The characteristics of ecosystem functions are of great significance for biodiversity conservation and ecosystem services. Ecosystem functional types (EFTs) are land surface areas similar in carbon dynamics that are not defined by the structure and composition of vegetation and represent the spatial heterogeneity of ecosystem functions. However, identification of EFTs based on low-resolution remote sensing data cannot satisfy the needs of fine-scale characterization of regional ecosystem functionality patterns, and a more accurate and optimized method of identifying EFTs also deserves attention. Here, we characterize EFTs at a county scale based on subtractive fuzzy cluster means (SUBFCM) and Sentinel-2 time-series data. The normalized difference vegetation index, the fraction of absorbed photosynthetically active radiation, and canopy water content and their derived variables in the growing season were selected as ecosystem functional indicators to characterize regional EFT diversity patterns. The correspondence analysis method was used to reveal relationships between the EFTs and land cover structure information, and further analysis of EFTs was performed with soil type data.
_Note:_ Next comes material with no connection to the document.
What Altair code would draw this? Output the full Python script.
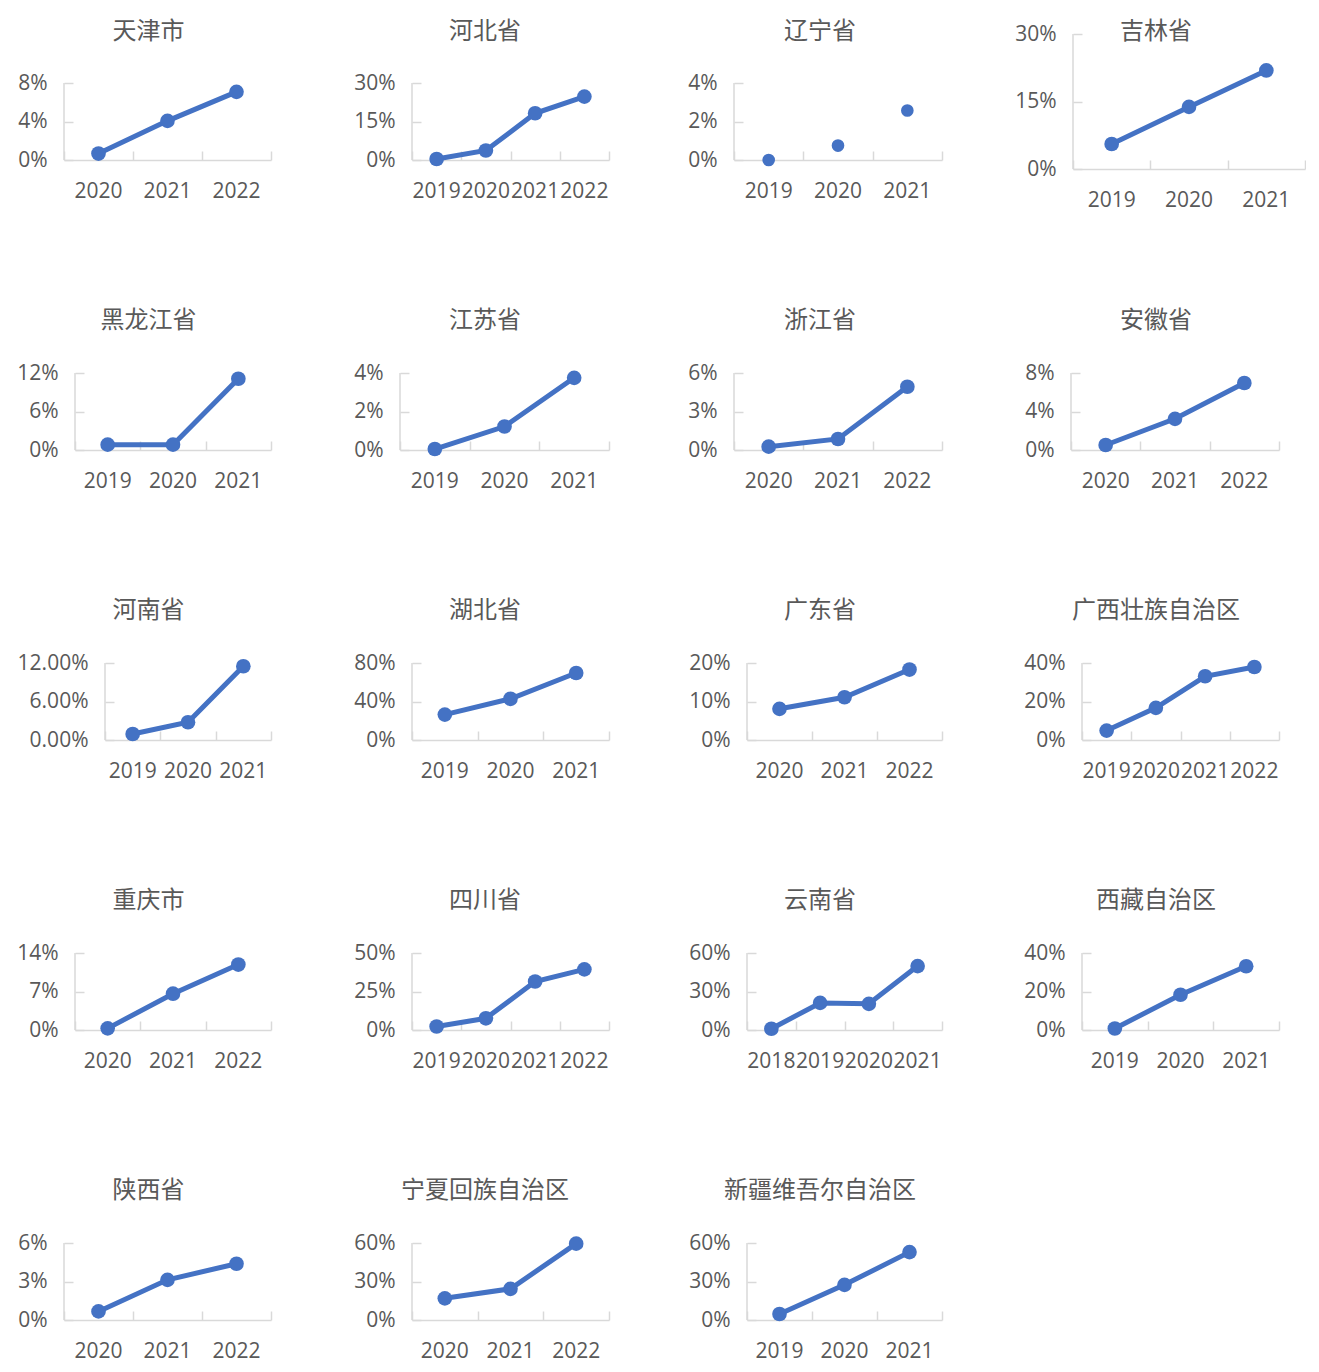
import altair as alt
import pandas as pd

# ---------------- data ----------------
PROVINCES = ["天津市", "河北省", "辽宁省", "吉林省",
             "黑龙江省", "江苏省", "浙江省", "安徽省",
             "河南省", "湖北省", "广东省", "广西壮族自治区",
             "重庆市", "四川省", "云南省", "西藏自治区",
             "陕西省", "宁夏回族自治区", "新疆维吾尔自治区"]

YEARS = [
    ["2020", "2021", "2022"], ["2019", "2020", "2021", "2022"], ["2019", "2020", "2021"], ["2019", "2020", "2021"],
    ["2019", "2020", "2021"], ["2019", "2020", "2021"], ["2020", "2021", "2022"], ["2020", "2021", "2022"],
    ["2019", "2020", "2021"], ["2019", "2020", "2021"], ["2020", "2021", "2022"], ["2019", "2020", "2021", "2022"],
    ["2020", "2021", "2022"], ["2019", "2020", "2021", "2022"], ["2018", "2019", "2020", "2021"], ["2019", "2020", "2021"],
    ["2020", "2021", "2022"], ["2020", "2021", "2022"], ["2019", "2020", "2021"],
]

GROWTH_PCT = [
    [0.67, 4.07, 7.08], [0.4, 3.7, 18.2, 24.7], [0.0, 0.75, 2.57], [5.55, 13.8, 21.9],
    [0.83, 0.83, 11.1], [0.05, 1.22, 3.75], [0.26, 0.86, 4.93], [0.52, 3.24, 6.96],
    [0.94, 2.76, 11.49], [26.4, 42.8, 69.6], [8.1, 11.1, 18.3], [4.9, 16.7, 33.1, 37.9],
    [0.3, 6.6, 11.9], [2.3, 7.6, 31.5, 39.4], [1.0, 21.1, 20.4, 49.8], [0.8, 18.3, 33.1],
    [0.67, 3.13, 4.38], [16.9, 24.3, 59.5], [4.7, 27.4, 52.9],
]

AXIS_TICKS_PCT = [
    [0, 4, 8], [0, 15, 30], [0, 2, 4], [0, 15, 30],
    [0, 6, 12], [0, 2, 4], [0, 3, 6], [0, 4, 8],
    [0, 6, 12], [0, 40, 80], [0, 10, 20], [0, 20, 40],
    [0, 7, 14], [0, 25, 50], [0, 30, 60], [0, 20, 40],
    [0, 3, 6], [0, 30, 60], [0, 30, 60],
]

TICK_FORMAT = [".0%"] * 8 + [".2%"] + [".0%"] * 10
SHOW_LINE = [True, True, False, True] + [True] * 15

# ---------------- layout / style ----------------
ROW_PANELS = [[0, 1, 2, 3], [4, 5, 6, 7], [8, 9, 10, 11], [12, 13, 14, 15], [16, 17, 18]]
PLOT_LEFT = [[64, 412, 734, 1073], [75, 400, 734, 1071], [105, 412, 747, 1082],
             [75, 412, 747, 1082], [64, 412, 747]]
PLOT_RIGHT = [[271, 609, 942, 1305], [271, 609, 942, 1279], [271, 609, 942, 1279],
              [271, 609, 942, 1279], [271, 609, 942]]
TITLE_CX = [148.5, 485, 820, 1156]

FONT_CJK = "Noto Sans CJK SC"
FONT_NUM = "Open Sans"
TEXT = "#595959"
GRID = "#D9D9D9"
BLUE = "#4472C4"
LABEL_SIZE = 21
TITLE_SIZE = 24


def make_panel(idx, width, height, vis_h, left_ext, bottom_ext, dx, toff):
    years = YEARS[idx]
    vals = [v / 100 for v in GROWTH_PCT[idx]]
    ticks = [t / 100 for t in AXIS_TICKS_PCT[idx]]
    top = ticks[-1]
    df = pd.DataFrame({"year": years, "rate": vals})

    xs = alt.Scale(type="band", domain=years, paddingInner=0, paddingOuter=0)
    ys = alt.Scale(type="linear", domain=[0, top * height / vis_h], nice=False, zero=False)

    x_labels = alt.Axis(orient="bottom", title=None, domain=False, ticks=False, tickSize=0,
                        grid=False, labelPadding=31, labelBaseline="middle", labelAngle=0,
                        labelFont=FONT_NUM, labelFontSize=LABEL_SIZE, labelColor=TEXT,
                        labelOverlap=False, labelFlush=False,
                        minExtent=bottom_ext, maxExtent=bottom_ext)
    y_labels = alt.Axis(orient="left", title=None, domain=False, ticks=False, tickSize=0,
                        grid=False, values=ticks, format=TICK_FORMAT[idx], labelPadding=17,
                        labelFont=FONT_NUM, labelFontSize=LABEL_SIZE, labelColor=TEXT,
                        labelOverlap=False, labelFlush=False,
                        minExtent=left_ext, maxExtent=left_ext)
    x_ticks = alt.Axis(orient="top", offset=-height, title=None, labels=False, grid=False,
                       domain=True, domainColor=GRID, domainWidth=1.5,
                       ticks=True, tickSize=9, tickColor=GRID, tickWidth=1.5,
                       tickBand="extent", minExtent=0, maxExtent=0)
    y_ticks = alt.Axis(orient="right", offset=-width, title=None, labels=False, grid=False,
                       domain=False, values=ticks,
                       ticks=True, tickSize=9, tickColor=GRID, tickWidth=1.5,
                       minExtent=0, maxExtent=0)

    line = alt.Chart(df).mark_line(color=BLUE, strokeWidth=5,
                                   opacity=1 if SHOW_LINE[idx] else 0).encode(
        x=alt.X("year:N", scale=xs, axis=x_labels, sort=None),
        y=alt.Y("rate:Q", scale=ys, axis=y_labels),
    )
    pts = alt.Chart(df).mark_circle(color=BLUE, opacity=1,
                                    size=215 if SHOW_LINE[idx] else 160).encode(
        x=alt.X("year:N", scale=xs, axis=x_ticks, sort=None),
        y=alt.Y("rate:Q", scale=ys, axis=y_ticks),
    )
    yline = alt.Chart(pd.DataFrame({"lo": [ticks[0]], "hi": [top]})).mark_rule(
        color=GRID, strokeWidth=1.5).encode(
        x=alt.value(0),
        y=alt.Y("lo:Q", scale=ys, axis=None),
        y2="hi:Q",
    )
    return alt.layer(yline, line, pts).resolve_axis(x="independent", y="independent").properties(
        width=width, height=height,
        title=alt.TitleParams(text=PROVINCES[idx], anchor="middle", frame="group", dx=dx,
                              offset=toff, font=FONT_CJK, fontSize=TITLE_SIZE,
                              fontWeight="normal", color=TEXT),
    )


rows = []
for r, panels in enumerate(ROW_PANELS):
    spacer = alt.Chart(pd.DataFrame({"a": []})).mark_point(opacity=0).properties(width=1, height=1)
    items = [spacer]
    prev_right = 9
    for c, idx in enumerate(panels):
        left = PLOT_LEFT[r][c]
        right = PLOT_RIGHT[r][c]
        width = right - left
        left_ext = left - prev_right - (1 if c > 0 else 0)
        prev_right = right
        if r == 0:
            if idx == 3:
                height, vis_h, bext, toff = 135, 135, 43.5, -21
            else:
                height, vis_h, bext, toff = 126, 77, 52, -10
        else:
            height, vis_h, bext, toff = 77, 77, 53, 29.5
        dx = TITLE_CX[c] - (left + right) / 2
        items.append(make_panel(idx, width, height, vis_h, left_ext, bext, dx, toff))
    rows.append(alt.hconcat(*items, spacing=0))

chart = alt.vconcat(*rows, spacing=95).properties(
    padding={"left": 0, "top": 12, "right": 0, "bottom": 0},
    background="white",
).configure_view(stroke=None)

chart.save("out.html", embed_options={"renderer": "svg", "actions": False})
Our results showed that the selected variables indicating carbon and water flux of the regional ecosystems could be adopted in ecosystem functional classification. The SUBFCM algorithm can automatically divide EFTs with faster convergence speed and reduced subjectivity. The obtained EFTs based on Sentinel-2 images reflected the internal structure of carbon balance well and the distribution pattern of ecosystem functional diversity at a fine scale. A reference for further optimization of the EFT identification algorithm and development of the understanding of spatial heterogeneity of temperate terrestrial ecosystem functions was provided. (C) 2020 Society of Photo-Optical Instrumentation Engineers (SPIE)